__Set task__: Begin with the line containing "Emit a component" and end with the line containing "XAxis, YAxis, Label". Give those lines again exactly, leaving out the images.

━━ Supplied records

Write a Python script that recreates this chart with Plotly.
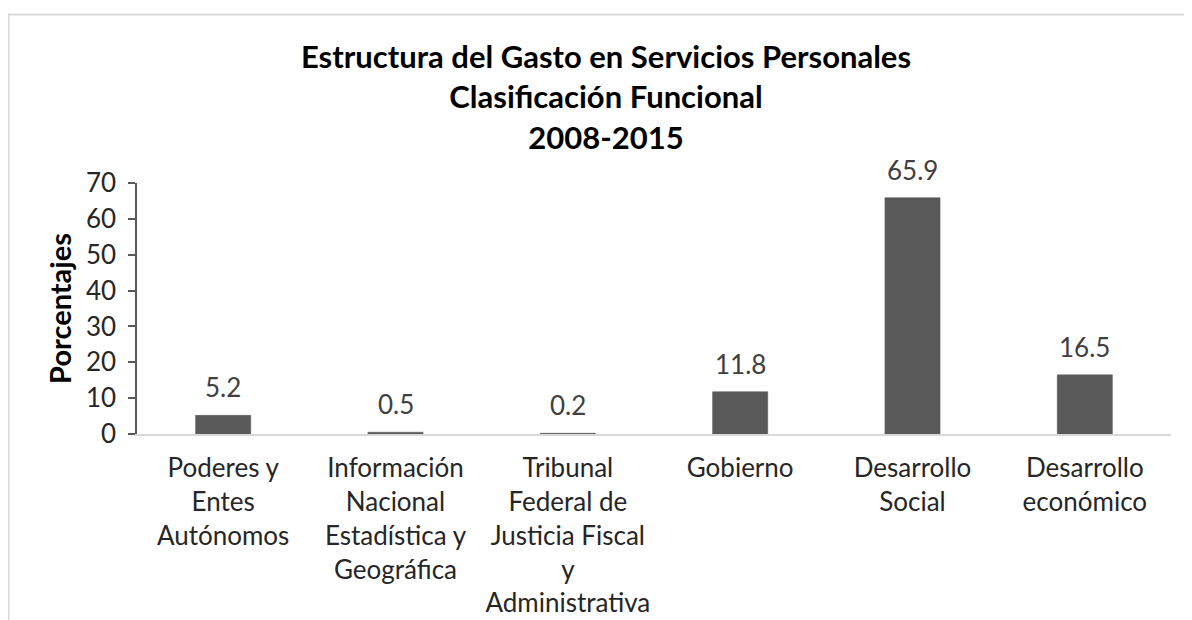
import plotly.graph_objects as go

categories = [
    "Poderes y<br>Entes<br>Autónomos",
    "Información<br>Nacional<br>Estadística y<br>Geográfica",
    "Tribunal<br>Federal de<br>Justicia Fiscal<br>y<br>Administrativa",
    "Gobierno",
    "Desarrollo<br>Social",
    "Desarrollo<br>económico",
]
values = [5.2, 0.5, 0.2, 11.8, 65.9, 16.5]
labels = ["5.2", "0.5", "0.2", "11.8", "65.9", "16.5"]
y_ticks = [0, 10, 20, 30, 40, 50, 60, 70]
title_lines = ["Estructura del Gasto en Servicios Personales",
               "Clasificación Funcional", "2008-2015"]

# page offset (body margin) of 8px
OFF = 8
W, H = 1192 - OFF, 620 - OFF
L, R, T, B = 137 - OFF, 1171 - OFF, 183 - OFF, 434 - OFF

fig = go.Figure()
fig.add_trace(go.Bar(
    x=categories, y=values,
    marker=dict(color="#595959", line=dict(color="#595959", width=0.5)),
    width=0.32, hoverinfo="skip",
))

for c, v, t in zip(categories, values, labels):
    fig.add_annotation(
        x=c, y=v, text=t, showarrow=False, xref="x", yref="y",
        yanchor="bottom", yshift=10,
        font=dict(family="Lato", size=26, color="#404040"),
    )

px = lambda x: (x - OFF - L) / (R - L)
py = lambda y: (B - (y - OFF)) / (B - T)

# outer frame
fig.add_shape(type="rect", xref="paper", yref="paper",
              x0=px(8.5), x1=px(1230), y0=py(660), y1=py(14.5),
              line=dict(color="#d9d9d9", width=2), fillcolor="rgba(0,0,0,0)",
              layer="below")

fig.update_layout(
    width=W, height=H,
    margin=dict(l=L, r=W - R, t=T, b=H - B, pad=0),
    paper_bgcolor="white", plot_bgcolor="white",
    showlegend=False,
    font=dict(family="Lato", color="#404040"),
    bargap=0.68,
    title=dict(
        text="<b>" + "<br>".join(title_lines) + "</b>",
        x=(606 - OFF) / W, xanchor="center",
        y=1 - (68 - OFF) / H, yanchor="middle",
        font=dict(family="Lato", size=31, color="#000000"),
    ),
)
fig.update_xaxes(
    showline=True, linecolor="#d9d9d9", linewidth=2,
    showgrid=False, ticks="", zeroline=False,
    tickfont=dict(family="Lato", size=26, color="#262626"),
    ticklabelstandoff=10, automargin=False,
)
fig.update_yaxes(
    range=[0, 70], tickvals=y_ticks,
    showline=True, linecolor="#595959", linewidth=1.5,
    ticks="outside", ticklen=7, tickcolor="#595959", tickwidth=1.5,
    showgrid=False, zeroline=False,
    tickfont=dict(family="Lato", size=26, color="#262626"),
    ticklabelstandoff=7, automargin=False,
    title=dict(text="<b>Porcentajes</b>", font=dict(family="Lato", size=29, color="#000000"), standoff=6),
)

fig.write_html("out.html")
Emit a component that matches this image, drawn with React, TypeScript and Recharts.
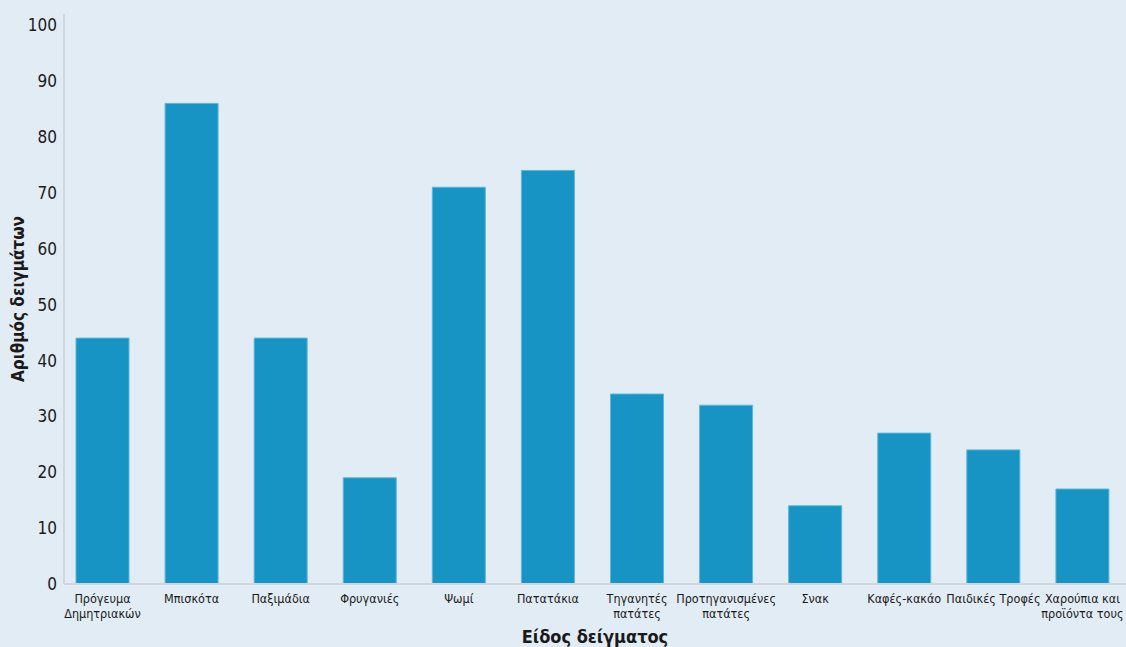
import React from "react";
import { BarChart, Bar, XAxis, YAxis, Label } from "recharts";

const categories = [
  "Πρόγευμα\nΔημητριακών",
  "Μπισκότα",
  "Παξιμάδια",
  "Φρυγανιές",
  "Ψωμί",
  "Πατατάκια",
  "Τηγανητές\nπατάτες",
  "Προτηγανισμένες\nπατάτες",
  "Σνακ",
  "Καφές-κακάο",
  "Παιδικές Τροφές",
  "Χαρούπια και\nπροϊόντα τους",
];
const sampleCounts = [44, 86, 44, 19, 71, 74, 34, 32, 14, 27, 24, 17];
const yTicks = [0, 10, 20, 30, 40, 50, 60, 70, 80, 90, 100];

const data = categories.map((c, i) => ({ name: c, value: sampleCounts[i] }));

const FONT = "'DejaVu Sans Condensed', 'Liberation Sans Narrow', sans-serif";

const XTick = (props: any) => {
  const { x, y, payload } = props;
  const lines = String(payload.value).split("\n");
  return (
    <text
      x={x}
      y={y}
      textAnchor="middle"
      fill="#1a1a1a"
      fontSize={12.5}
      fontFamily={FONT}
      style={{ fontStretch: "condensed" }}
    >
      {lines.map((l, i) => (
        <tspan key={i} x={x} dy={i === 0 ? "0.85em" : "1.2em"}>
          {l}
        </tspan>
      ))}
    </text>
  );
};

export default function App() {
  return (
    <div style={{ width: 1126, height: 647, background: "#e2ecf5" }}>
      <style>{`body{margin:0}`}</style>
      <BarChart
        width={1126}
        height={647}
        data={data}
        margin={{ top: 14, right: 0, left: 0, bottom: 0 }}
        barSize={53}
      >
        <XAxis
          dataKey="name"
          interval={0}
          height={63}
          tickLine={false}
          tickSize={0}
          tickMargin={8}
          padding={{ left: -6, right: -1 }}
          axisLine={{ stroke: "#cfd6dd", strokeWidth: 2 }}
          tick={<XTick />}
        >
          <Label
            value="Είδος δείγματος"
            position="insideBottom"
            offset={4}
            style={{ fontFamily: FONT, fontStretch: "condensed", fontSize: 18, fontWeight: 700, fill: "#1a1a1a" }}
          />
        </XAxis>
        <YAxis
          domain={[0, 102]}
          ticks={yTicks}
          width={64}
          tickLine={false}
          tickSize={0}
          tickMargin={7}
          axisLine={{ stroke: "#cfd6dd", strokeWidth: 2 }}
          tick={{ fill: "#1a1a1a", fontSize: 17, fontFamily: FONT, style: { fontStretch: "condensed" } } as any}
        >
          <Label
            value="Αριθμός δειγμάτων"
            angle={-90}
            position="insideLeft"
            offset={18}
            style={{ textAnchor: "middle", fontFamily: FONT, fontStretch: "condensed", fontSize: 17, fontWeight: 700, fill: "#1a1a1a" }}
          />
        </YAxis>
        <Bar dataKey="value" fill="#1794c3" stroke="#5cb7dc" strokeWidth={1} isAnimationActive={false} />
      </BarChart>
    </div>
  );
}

━━━━

__Output of the task__:
Emit a component that matches this image, drawn with React, TypeScript and Recharts.
import React from "react";
import { BarChart, Bar, XAxis, YAxis, Label } from "recharts";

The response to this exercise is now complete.